Monday, August 27, 2007

Godzilla v. World

I have to block out thoughts of you so I don’t lose my head
They crawl in like a cockroach leaving babies in my bed
Dropping little reels of tape to remind me that I’m alone
Playing movies in my head that make a porno feel like home
There's a burning in my pride, a nervous bleeding in my brain
-Blue October, Hate Me

Sometimes its hard to look back at the wreckage of your life..not that it is always wreckage... However you know at some points you were Godzilla v. a Chihuaua in your smashing and crushing those that were lesser than you emotionally. But ultimately it wasnt Godzilla, there was just a little little being in there...and the bloated exoskeletal shell was all that protected you from people getting in...and seeing ..who you really are..or were.

Hate me today
Hate me tomorrow
Hate me for all the things I didn't do for you
- see above..

I live my life. Thankfully I have passed up most of the terrors that have plagued me. My pasts skeletons are either neatly tucked away in totes of the closet of my mind, or theyve deteriorated to the point of non-recognition. And yet sometimes I have to search through those totes. Experience, savor..the pain. I hate myself. I hate myself for the things that I didnt do, and the things I did do. The things I left unsaid..the strength that I lacked at the right time, and the strength that I used at the wrong time.

Hate me today
Hate me tomorrow
Hate me for all the things I didn't do for you

I have relived much of my life.. most of the parts of lack of understanding come from my childhood.
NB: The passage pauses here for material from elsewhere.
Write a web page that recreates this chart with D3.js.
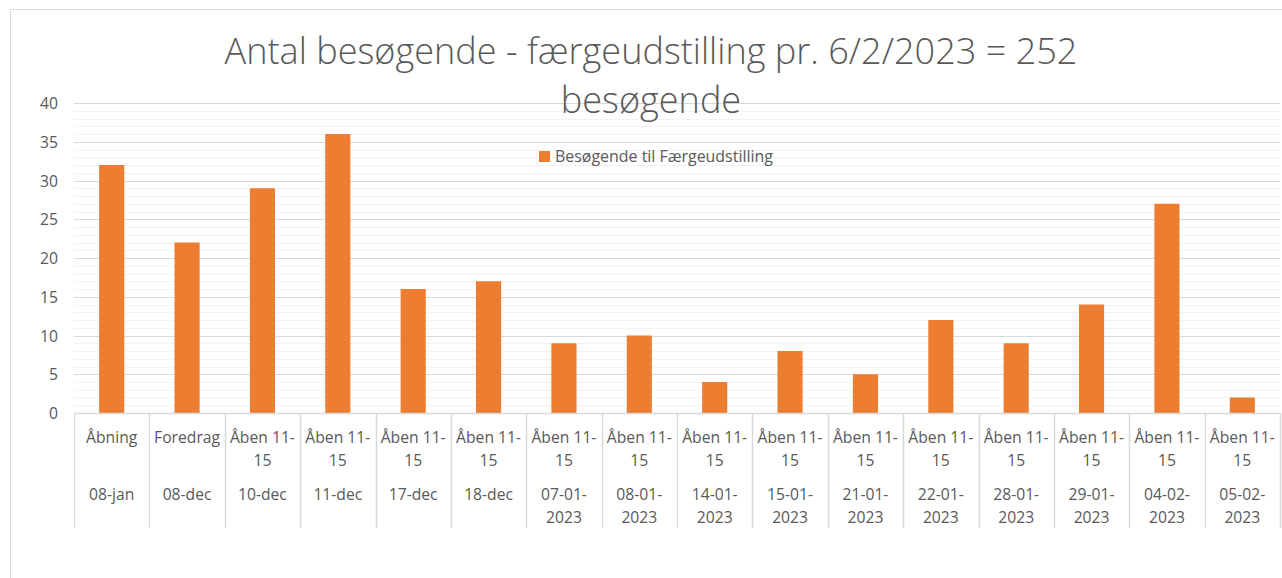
<!DOCTYPE html>
<html><head><meta charset="utf-8">
<script src="https://cdn.jsdelivr.net/npm/d3@7"></script>
<style>html,body{margin:0;padding:0;background:#fff;}svg{display:block;}</style>
</head><body>
<script>
const titleLines = ["Antal besøgende - færgeudstilling pr. 6/2/2023 = 252", "besøgende"];
const seriesName = "Besøgende til Færgeudstilling";
const level1 = ["Åbning","Foredrag","Åben 11-15","Åben 11-15","Åben 11-15","Åben 11-15","Åben 11-15","Åben 11-15","Åben 11-15","Åben 11-15","Åben 11-15","Åben 11-15","Åben 11-15","Åben 11-15","Åben 11-15","Åben 11-15"];
const level2 = ["08-jan","08-dec","10-dec","11-dec","17-dec","18-dec","07-01-2023","08-01-2023","14-01-2023","15-01-2023","21-01-2023","22-01-2023","28-01-2023","29-01-2023","04-02-2023","05-02-2023"];
const values = [32,22,29,36,16,17,9,10,4,8,5,12,9,14,27,2];
const yTicks = [0,5,10,15,20,25,30,35,40];
const yMinor = d3.range(0,41,1);

const W = 1282, H = 578;
const FONT = "'Open Sans', sans-serif";
const svg = d3.select("body").append("svg").attr("width", W).attr("height", H);

// helper to fit font size to a target width
const meas = svg.append("text").attr("font-family", FONT).attr("x", -1000).attr("y", -1000);
function fit(text, weight, target) {
  meas.attr("font-weight", weight).attr("font-size", 100).text(text);
  const w = meas.node().getComputedTextLength();
  return 100 * target / w;
}
function width(text, weight, size) {
  meas.attr("font-weight", weight).attr("font-size", size).text(text);
  return meas.node().getComputedTextLength();
}

// chart border
svg.append("rect").attr("x", 10.5).attr("y", 9.5).attr("width", W + 20).attr("height", H + 20)
  .attr("fill", "none").attr("stroke", "#d9d9d9").attr("stroke-width", 1);

const plot = {left: 74, right: 1280, top: 103, bottom: 413};
const x = d3.scaleBand().domain(d3.range(values.length)).range([plot.left, plot.right]).padding(0);
const y = d3.scaleLinear().domain([0, 40]).range([plot.bottom, plot.top]);

// minor gridlines
svg.append("g").selectAll("line").data(yMinor.filter(v => v % 5 !== 0)).join("line")
  .attr("x1", plot.left).attr("x2", plot.right)
  .attr("y1", d => Math.round(y(d)) + 0.5).attr("y2", d => Math.round(y(d)) + 0.5)
  .attr("stroke", "#f2f2f2").attr("stroke-width", 1);
// major gridlines
svg.append("g").selectAll("line").data(yTicks.filter(v => v > 0)).join("line")
  .attr("x1", plot.left).attr("x2", plot.right)
  .attr("y1", d => Math.round(y(d)) + 0.5).attr("y2", d => Math.round(y(d)) + 0.5)
  .attr("stroke", "#d9d9d9").attr("stroke-width", 1);

// y axis labels
const tickSize = fit("Foredrag", 400, 66);
const yAxis = d3.axisLeft(y).tickValues(yTicks).tickSize(0).tickPadding(0);
const gy = svg.append("g").attr("transform", `translate(58,0)`).call(yAxis);
gy.select(".domain").remove();
gy.selectAll("text").attr("font-family", FONT).attr("font-size", tickSize).attr("fill", "#595959").attr("dy", "0.35em");

// bars
const bw = x.bandwidth() / 3;
svg.append("g").selectAll("rect").data(values).join("rect")
  .attr("x", (d, i) => x(i) + (x.bandwidth() - bw) / 2)
  .attr("y", d => y(d))
  .attr("width", bw)
  .attr("height", d => y(0) - y(d))
  .attr("fill", "#ED7D31");

// category axis line and dividers
svg.append("line").attr("x1", plot.left).attr("x2", plot.right)
  .attr("y1", plot.bottom + 0.5).attr("y2", plot.bottom + 0.5).attr("stroke", "#d9d9d9").attr("stroke-width", 1.5);
const bounds = d3.range(values.length + 1).map(i => i < values.length ? x(i) : plot.right);
svg.append("g").selectAll("line").data(bounds).join("line")
  .attr("x1", d => Math.round(d) + 0.5).attr("x2", d => Math.round(d) + 0.5)
  .attr("y1", plot.bottom).attr("y2", 528)
  .attr("stroke", "#d9d9d9").attr("stroke-width", 1.5);

// wrap helper
function wrap(label, size, maxW) {
  const tokens = label.match(/[^\s-]+[\s-]?/g) || [label];
  const lines = []; let cur = "";
  tokens.forEach(t => {
    const test = cur + t;
    if (cur && width(test.trim(), 400, size) > maxW) { lines.push(cur.trim()); cur = t; }
    else cur = test;
  });
  if (cur) lines.push(cur.trim());
  return lines;
}

const lvl1Base = 443, lvl2Base = 500, lineH = 23;
function drawLevel(labels, base) {
  const g = svg.append("g");
  labels.forEach((lab, i) => {
    const lines = wrap(lab, tickSize, x.bandwidth() - 4);
    const t = g.append("text").attr("font-family", FONT).attr("font-size", tickSize)
      .attr("fill", "#595959").attr("text-anchor", "middle");
    lines.forEach((ln, k) => {
      t.append("tspan").attr("x", x(i) + x.bandwidth() / 2).attr("y", base + k * lineH).text(ln);
    });
  });
}
drawLevel(level1, lvl1Base);
drawLevel(level2, lvl2Base);

// title
const titleSize = fit(titleLines[0], 300, 853);
svg.append("g").selectAll("text").data(titleLines).join("text")
  .attr("x", 651).attr("y", (d, i) => 64 + i * 49)
  .attr("text-anchor", "middle").attr("font-family", FONT).attr("font-weight", 300)
  .attr("font-size", titleSize).attr("fill", "#595959").text(d => d);

// legend
const legSize = fit(seriesName, 400, 218);
const leg = svg.append("g");
leg.append("rect").attr("x", 539).attr("y", 151).attr("width", 11).attr("height", 11).attr("fill", "#ED7D31");
leg.append("text").attr("x", 555).attr("y", 162).attr("font-family", FONT).attr("font-size", legSize)
  .attr("fill", "#595959").text(seriesName);

meas.remove();
</script>
</body></html>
I know my mother and I have not experienced a close relationship. I *was* a difficult child, mischievious, honery stubborn and headstrong. She had 2 toddlers and a needy child, if not 2. Part of what I believe was her issue with me was timing. My sister and I are months apart. Raina didnt get to experience the comfort of a mother unburdened pregnancy. Raina also was much more pliable than I was... I was unyielding.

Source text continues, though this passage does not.